Learning Curves: Plot episode statistics over time

import matplotlib.pyplot as plt

# Plot learning progress
episodes = range(len(env.return_queue))
rewards = list(env.return_queue)

plt.figure(figsize=(10, 6))
plt.plot(episodes, rewards, alpha=0.3, label='Episode Rewards')

# Add moving average for clearer trend
window = 100
if len(rewards) > window:
    moving_avg = [sum(rewards[i:i+window])/window
                  for i in range(len(rewards)-window+1)]
    plt.plot(range(window-1, len(rewards)), moving_avg,
             label=f'{window}-Episode Moving Average', linewidth=2)

plt.xlabel('Episode')
plt.ylabel('Reward')
plt.title('Learning Progress')
plt.legend()
plt.grid(True, alpha=0.3)
plt.show()

Integration with Experiment Tracking

For more sophisticated projects, integrate with experiment tracking tools:

# Example with Weights & Biases (wandb)
import wandb

# Initialize experiment tracking
wandb.init(project="cartpole-training", name="q-learning-run-1")

# Log episode statistics
for episode_num in range(num_training_episodes):
    # ... training code ...

    if "episode" in info:
        episode_data = info["episode"]
        wandb.log({
            "episode": episode_num,
            "reward": episode_data['r'],
            "length": episode_data['l'],
            "episode_time": episode_data['t']
        })

        # Upload videos periodically
        if episode_num % training_period == 0:
            video_path = f"cartpole-training/training-episode-{episode_num}.mp4"
            if os.path.exists(video_path):
                wandb.log({"training_video": wandb.Video(video_path)})

Best Practices Summary

For Evaluation:

  • Record every episode to get complete performance picture

  • Use multiple seeds for statistical significance

  • Save both videos and numerical data

  • Calculate confidence intervals for metrics

For Training:

  • Record periodically (every 100-1000 episodes)

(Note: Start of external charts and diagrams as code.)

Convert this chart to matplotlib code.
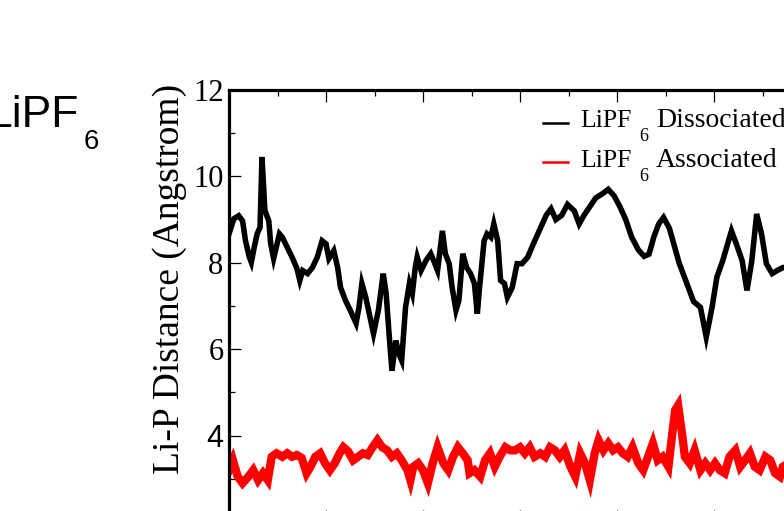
import numpy as np
import matplotlib
matplotlib.use("Agg")
import matplotlib.pyplot as plt
from matplotlib.ticker import MultipleLocator

# Li-P distance trajectories (time in ns, distance in Angstrom)
t_dissoc = [0.00, 0.05, 0.10, 0.14, 0.17, 0.21, 0.23, 0.26, 0.29, 0.32,
            0.34, 0.37, 0.41, 0.43, 0.46, 0.52, 0.55, 0.60, 0.65, 0.70,
            0.73, 0.76, 0.81, 0.86, 0.91, 0.96, 1.00, 1.03, 1.08, 1.12,
            1.15, 1.20, 1.25, 1.31, 1.34, 1.37, 1.41, 1.46, 1.49, 1.54,
            1.59, 1.62, 1.65, 1.68, 1.72, 1.75, 1.78, 1.82, 1.86, 1.89,
            1.92, 1.94, 1.98, 2.03, 2.08, 2.11, 2.15, 2.20, 2.23, 2.27,
            2.30, 2.34, 2.37, 2.41, 2.45, 2.49, 2.53, 2.56, 2.58, 2.63,
            2.66, 2.70, 2.73, 2.77, 2.80, 2.84, 2.87, 2.92, 2.97, 3.02,
            3.08, 3.13, 3.21, 3.27, 3.32, 3.37, 3.43, 3.49, 3.56, 3.61,
            3.66, 3.72, 3.78, 3.85, 3.91, 3.97, 4.03, 4.09, 4.15, 4.22,
            4.28, 4.33, 4.38, 4.43, 4.48, 4.54, 4.59, 4.64, 4.69, 4.74,
            4.79, 4.86, 4.92, 4.98, 5.03, 5.09, 5.18, 5.23, 5.29, 5.34,
            5.39, 5.44, 5.49, 5.54, 5.60, 5.65, 5.71, 5.80, 5.90, 6.00]
d_dissoc = [8.67, 9.02, 9.09, 8.97, 8.51, 8.13, 8.01, 8.36, 8.67, 8.82,
            10.45, 9.21, 8.97, 8.44, 8.10, 8.67, 8.59, 8.36, 8.13, 7.87,
            7.59, 7.82, 7.75, 7.89, 8.13, 8.51, 8.44, 8.10, 8.28, 7.89,
            7.43, 7.13, 6.90, 6.60, 6.97, 7.52, 7.20, 6.67, 6.36, 6.90,
            7.75, 7.29, 6.36, 5.50, 6.20, 5.90, 5.74, 6.97, 7.52, 7.29,
            7.89, 8.13, 7.82, 8.05, 8.21, 8.05, 7.82, 8.74, 8.21, 7.98,
            7.43, 6.90, 7.13, 8.21, 7.89, 7.75, 7.52, 6.82, 7.36, 8.51,
            8.67, 8.59, 8.90, 8.51, 7.59, 7.52, 7.20, 7.43, 7.98, 7.98,
            8.13, 8.40, 8.80, 9.10, 9.25, 9.00, 9.10, 9.35, 9.20, 8.90,
            9.10, 9.30, 9.50, 9.60, 9.70, 9.55, 9.30, 9.00, 8.60, 8.30,
            8.15, 8.20, 8.60, 8.90, 9.05, 8.80, 8.40, 8.00, 7.70, 7.40,
            7.10, 6.97, 6.28, 6.97, 7.67, 8.05, 8.74, 8.44, 8.05, 7.36,
            8.05, 9.13, 8.67, 7.98, 7.75, 7.82, 7.89, 7.90, 8.00, 8.10]

t_assoc = [0.00, 0.04, 0.09, 0.14, 0.20, 0.25, 0.30, 0.35, 0.40, 0.44,
           0.49, 0.55, 0.60, 0.65, 0.70, 0.75, 0.80, 0.84, 0.89, 0.94,
           0.99, 1.04, 1.09, 1.14, 1.18, 1.23, 1.28, 1.33, 1.38, 1.43,
           1.48, 1.53, 1.58, 1.63, 1.68, 1.73, 1.78, 1.84, 1.87, 1.90,
           1.95, 2.00, 2.05, 2.10, 2.15, 2.21, 2.26, 2.31, 2.36, 2.41,
           2.46, 2.48, 2.53, 2.59, 2.64, 2.69, 2.74, 2.79, 2.85, 2.90,
           2.95, 3.00, 3.05, 3.10, 3.15, 3.21, 3.26, 3.31, 3.36, 3.41,
           3.46, 3.52, 3.57, 3.62, 3.67, 3.72, 3.77, 3.81, 3.86, 3.91,
           3.96, 4.01, 4.06, 4.11, 4.16, 4.22, 4.27, 4.32, 4.37, 4.42,
           4.47, 4.53, 4.57, 4.60, 4.63, 4.67, 4.70, 4.75, 4.80, 4.86,
           4.91, 4.96, 5.01, 5.06, 5.11, 5.16, 5.22, 5.27, 5.32, 5.37,
           5.42, 5.47, 5.53, 5.58, 5.63, 5.68, 5.71, 5.80, 5.90, 6.00]
d_assoc = [3.20, 3.43, 3.05, 2.90, 3.05, 3.20, 2.97, 3.13, 2.97, 3.51,
           3.59, 3.51, 3.59, 3.51, 3.55, 3.48, 3.13, 3.28, 3.51, 3.59,
           3.36, 3.20, 3.36, 3.59, 3.73, 3.63, 3.43, 3.51, 3.59, 3.55,
           3.73, 3.89, 3.73, 3.66, 3.51, 3.59, 3.43, 3.20, 2.97, 3.28,
           3.36, 3.20, 2.90, 3.36, 3.73, 3.36, 3.20, 3.51, 3.73, 3.59,
           3.43, 3.13, 3.20, 3.05, 3.43, 3.59, 3.28, 3.51, 3.73, 3.66,
           3.66, 3.73, 3.59, 3.73, 3.51, 3.59, 3.51, 3.73, 3.66, 3.51,
           3.66, 3.28, 3.05, 3.59, 3.36, 2.97, 3.59, 3.89, 3.66, 3.82,
           3.66, 3.73, 3.59, 3.51, 3.73, 3.36, 3.20, 3.51, 3.82, 3.43,
           3.51, 3.28, 4.05, 4.59, 4.70, 4.05, 3.51, 3.36, 3.66, 3.20,
           3.36, 3.20, 3.36, 3.20, 3.13, 3.51, 3.66, 3.28, 3.43, 3.59,
           3.28, 3.20, 3.51, 3.43, 3.13, 3.05, 3.28, 3.40, 3.30, 3.40]

y_ticks = [2, 4, 6, 8, 10, 12]
y_labels = ["2", "4", "6", "8", "10", "12"]

serif = "Liberation Serif"
sans = "Liberation Sans"

W, H = 784, 511
fig = plt.figure(figsize=(W / 100, H / 100), dpi=100)
ax = fig.add_axes([229 / W, 1 - 522 / H, 582 / W, 432 / H])

ax.plot(t_dissoc, d_dissoc, color="black", lw=4.0, solid_joinstyle="miter")
ax.plot(t_assoc, d_assoc, color="red", lw=6.0, solid_joinstyle="miter")

ax.set_xlim(0, 6)
ax.set_ylim(2, 12)
ax.xaxis.set_major_locator(MultipleLocator(1))
ax.xaxis.set_minor_locator(MultipleLocator(0.5))
ax.set_yticks(y_ticks)
ax.yaxis.set_minor_locator(MultipleLocator(1))
ax.tick_params(which="both", direction="in", top=True, right=True, width=0.9,
               labelbottom=False)
ax.tick_params(which="major", length=8.5, pad=4)
ax.tick_params(which="minor", length=4.3)
labels = ax.set_yticklabels(y_labels, fontsize=22, fontfamily=serif)
for lab in labels:
    if lab.get_text() == "4":
        lab.set_fontfamily(sans)
for sp in ax.spines.values():
    sp.set_linewidth(2.3)

fig.text(170 / W, 1 - 279 / H, "Li-P Distance (Angstrom)", rotation=90,
         ha="center", va="center", fontsize=27, fontfamily=serif)

# legend, drawn by hand to get the low subscripts
def legend_row(y_line, y_base, color, word):
    ax.plot([(543 - 229) / 582, (568 - 229) / 582], [(522 - y_line) / 432] * 2,
            transform=ax.transAxes, color=color, lw=1.8, clip_on=False)
    ax.text((580 - 229) / 582, (522 - y_base) / 432, "LiPF", transform=ax.transAxes,
            fontsize=18.5, fontfamily=serif, va="baseline")
    ax.text((639 - 229) / 582, (522 - y_base - 14) / 432, "6", transform=ax.transAxes,
            fontsize=13, fontfamily=serif, va="baseline")
    ax.text((656 - 229) / 582, (522 - y_base) / 432, word, transform=ax.transAxes,
            fontsize=20, fontfamily=serif, va="baseline")

legend_row(123, 127, "black", "Dissociated")
legend_row(162, 167, "red", "Associated")

# panel title
fig.text(-13 / W, 1 - 127 / H, "LiPF", fontsize=32, fontfamily=sans, va="baseline")
fig.text(84 / W, 1 - 149 / H, "6", fontsize=20, fontfamily=sans, va="baseline")

fig.savefig("out.png", dpi=100)
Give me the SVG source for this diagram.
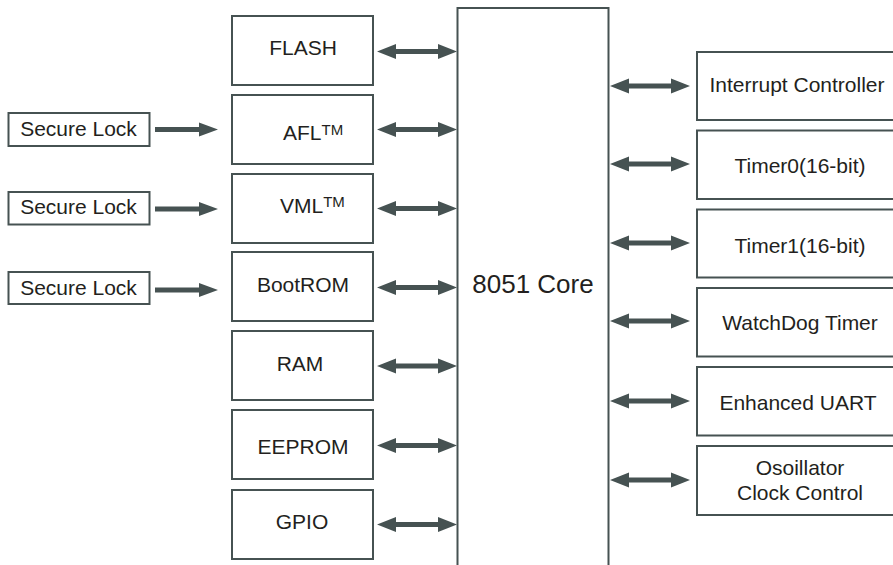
<svg xmlns="http://www.w3.org/2000/svg" width="893" height="565" viewBox="0 0 893 565">
<style>
.box{fill:#fff;stroke:#465252;stroke-width:2}
.open{fill:none;stroke:#465252;stroke-width:2}
.arr{fill:#465252;stroke:none}
.t{font-family:"Liberation Sans",Arial,sans-serif;font-size:21px;fill:#231f20;text-anchor:middle}
.ts{font-family:"Liberation Sans",Arial,sans-serif;font-size:21px;fill:#231f20}
.core{font-family:"Liberation Sans",Arial,sans-serif;font-size:26px;fill:#231f20;text-anchor:middle}
</style>
<defs>
<path id="dbl" d="M0,0 L19,-7.5 L19,-2.5 L61,-2.5 L61,-7.5 L80,0 L61,7.5 L61,2.5 L19,2.5 L19,7.5 Z"/>
<path id="sgl" d="M0,-2.5 L44,-2.5 L44,-7 L63,0 L44,7 L44,2.5 L0,2.5 Z"/>
</defs>
<rect width="893" height="565" fill="#fff"/>

<g id="core">
<path class="open" d="M457.5,566 V8 H608.5 V566"/>
<text class="core" x="533" y="293">8051 Core</text>
</g>

<g id="flash"><rect class="box" x="232" y="16" width="141" height="69"/><text class="t" x="303" y="55">FLASH</text></g>
<g id="afl"><rect class="box" x="232" y="95" width="141" height="69"/><text class="ts" x="283" y="140">AFL<tspan font-size="15" dy="-5">TM</tspan></text></g>
<g id="vml"><rect class="box" x="232" y="174" width="141" height="69"/><text class="ts" x="280" y="213">VML<tspan font-size="15" dy="-6">TM</tspan></text></g>
<g id="bootrom"><rect class="box" x="232" y="252" width="141" height="69"/><text class="t" x="303" y="292">BootROM</text></g>
<g id="ram"><rect class="box" x="232" y="331" width="141" height="69"/><text class="t" x="300" y="371">RAM</text></g>
<g id="eeprom"><rect class="box" x="232" y="410" width="141" height="69"/><text class="t" x="303" y="454">EEPROM</text></g>
<g id="gpio"><rect class="box" x="232" y="490" width="141" height="69"/><text class="t" x="302" y="529">GPIO</text></g>

<g id="lock1"><rect class="box" x="8.5" y="113" width="141" height="33"/><text class="t" x="78.5" y="136">Secure Lock</text></g>
<g id="lock2"><rect class="box" x="8.5" y="192" width="141" height="32.5"/><text class="t" x="78.5" y="214">Secure Lock</text></g>
<g id="lock3"><rect class="box" x="8.5" y="272" width="141" height="32"/><text class="t" x="78.5" y="295">Secure Lock</text></g>

<g id="intc"><path class="open" d="M900,52 H697 V120 H900"/><text class="t" x="797" y="92">Interrupt Controller</text></g>
<g id="timer0"><path class="open" d="M900,130.5 H697 V199 H900"/><text class="t" x="800" y="173">Timer0(16-bit)</text></g>
<g id="timer1"><path class="open" d="M900,209.5 H697 V277.5 H900"/><text class="t" x="800" y="253">Timer1(16-bit)</text></g>
<g id="wdt"><path class="open" d="M900,288 H697 V356.5 H900"/><text class="t" x="800" y="330">WatchDog Timer</text></g>
<g id="uart"><path class="open" d="M900,367 H697 V435.5 H900"/><text class="t" x="798" y="410">Enhanced UART</text></g>
<g id="osc"><path class="open" d="M900,446 H697 V515 H900"/><text class="t" x="800" y="475">Osoillator</text><text class="t" x="800" y="500">Clock Control</text></g>

<g id="connectors" class="arr">
<use href="#dbl" transform="translate(377,51.5)"/>
<use href="#dbl" transform="translate(377,129.5)"/>
<use href="#dbl" transform="translate(377,208.5)"/>
<use href="#dbl" transform="translate(377,287.5)"/>
<use href="#dbl" transform="translate(377,366)"/>
<use href="#dbl" transform="translate(377,445.5)"/>
<use href="#dbl" transform="translate(377,524.5)"/>
<use href="#dbl" transform="translate(610,86)"/>
<use href="#dbl" transform="translate(610,164)"/>
<use href="#dbl" transform="translate(610,243)"/>
<use href="#dbl" transform="translate(610,321)"/>
<use href="#dbl" transform="translate(610,401)"/>
<use href="#dbl" transform="translate(610,480)"/>
<use href="#sgl" transform="translate(155,129.5)"/>
<use href="#sgl" transform="translate(155,209)"/>
<use href="#sgl" transform="translate(155,290)"/>
</g>
</svg>
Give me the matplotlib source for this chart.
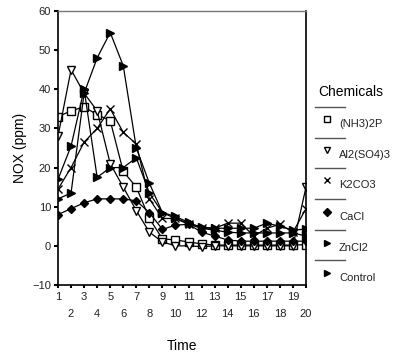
import matplotlib
matplotlib.use("Agg")
import matplotlib.pyplot as plt
from matplotlib.lines import Line2D

plt.rcParams['font.family'] = ['Liberation Sans', 'DejaVu Sans']

time = list(range(1, 21))
nh3 = [33, 34.5, 35.5, 33.5, 32, 19, 15, 7, 1.8, 1.5, 1.0, 0.5, 0.2, 0.2, 0.2, 0.2, 0.2, 0.2, 0.2, 0.3]
al2 = [28, 45, 39, 34.5, 21, 15, 9, 3.5, 1, 0, 0, -0.2, 0, 0, 0, 0, 0, 0, 0, 15]
k2co3 = [14.5, 20, 26.5, 30, 35, 29, 26, 12, 7, 7, 5.5, 4.5, 4.5, 5.8, 5.8, 2.5, 4.5, 5.5, 3.5, 9.5]
cacl = [8, 9.5, 11, 12, 12, 12, 11.5, 8.5, 4.2, 5.3, 5.5, 3.5, 2.5, 1.5, 1.2, 1.2, 1.2, 1.2, 1.2, 1.2]
zncl2 = [17, 25.5, 40, 17.5, 20, 20, 22.5, 13.5, 8.5, 7, 5.8, 4.8, 4.5, 4.5, 4.5, 4.5, 5.8, 5, 4, 4.3]
control = [12, 13.5, 39, 48, 54.5, 46, 25, 16, 8.5, 7.5, 6, 4.5, 4, 3.5, 3.3, 3.3, 3.3, 3.3, 3.3, 2.5]

names = ["(NH3)2P", "Al2(SO4)3", "K2CO3", "CaCl", "ZnCl2", "Control"]
series = [nh3, al2, k2co3, cacl, zncl2, control]
styles = [dict(marker='s', mfc='white', ms=5.5),
          dict(marker='v', mfc='white', ms=6),
          dict(marker='x', mfc='black', ms=6, mew=1),
          dict(marker='D', mfc='black', ms=4.5),
          dict(marker='>', mfc='black', ms=6),
          dict(marker='>', mfc='black', ms=6)]

fig = plt.figure(figsize=(4.01, 3.54), dpi=100)
ax = fig.add_axes([58/401, 1-285/354, 248/401, 274/354])

for vals, st in zip(series, styles):
    ax.plot(time, vals, color='black', lw=0.9, mec='black', **st)

ax.set_xlim(1, 20)
ax.set_ylim(-10, 60)
ax.set_yticks(range(-10, 61, 10))
ax.set_xticks(time[0::2])
ax.set_xticks(time[1::2], minor=True)
ax.set_xticklabels([str(t) for t in time[0::2]])
ax.set_xticklabels([str(t) for t in time[1::2]], minor=True)
ax.tick_params(axis='x', which='major', direction='out', length=2, width=1.5, pad=3, labelsize=8, labelcolor='#222222')
ax.tick_params(axis='x', which='minor', direction='out', length=2, width=1.5, pad=15, labelsize=8, labelcolor='#222222')
ax.tick_params(axis='y', direction='out', length=3, width=1.5, pad=2, labelsize=8, labelcolor='#222222')
for s in ['left', 'bottom', 'right']:
    ax.spines[s].set_linewidth(1.2)
ax.spines['top'].set_color('#777777')
ax.spines['top'].set_linewidth(1.0)

ax.set_xlabel("Time", fontsize=10, labelpad=15)
ax.set_ylabel("NOX (ppm)", fontsize=10, labelpad=4)

# legend with separator lines
fig.text(318/401, 1-92/354, "Chemicals", fontsize=10, va='center', ha='left')
sep_y = [107, 138, 168, 199, 230, 260]
mark_y = [119, 150, 180, 212, 243, 273]
for i, (nm, st) in enumerate(zip(names, styles)):
    yy = 1 - sep_y[i]/354
    fig.add_artist(Line2D([315/401, 345/401], [yy, yy], color='#555555', lw=1.0))
    my = 1 - mark_y[i]/354
    small = dict(st)
    small['ms'] = st['ms'] * 0.8
    fig.add_artist(Line2D([327/401], [my], color='black', mec='black', ls='none', **small))
    fig.text(339/401, 1-(mark_y[i]+5)/354, nm, fontsize=8, va='center', ha='left', color='#222222')

fig.savefig("out.png", dpi=100)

  • Focus on episode statistics over videos during training

  • Use adaptive recording triggers for interesting episodes

  • Monitor memory usage for long training runs

For Analysis:

  • Create moving averages to smooth noisy learning curves

  • Look for patterns in both success and failure episodes

  • Compare agent behavior at different stages of training

  • Save raw data for later analysis and comparison

More Information

Recording agent behavior is an essential skill for RL practitioners. It helps you understand what your agent is actually learning, debug training issues, and communicate results effectively. Start with simple recording setups and gradually add more sophisticated analysis as your projects grow in complexity!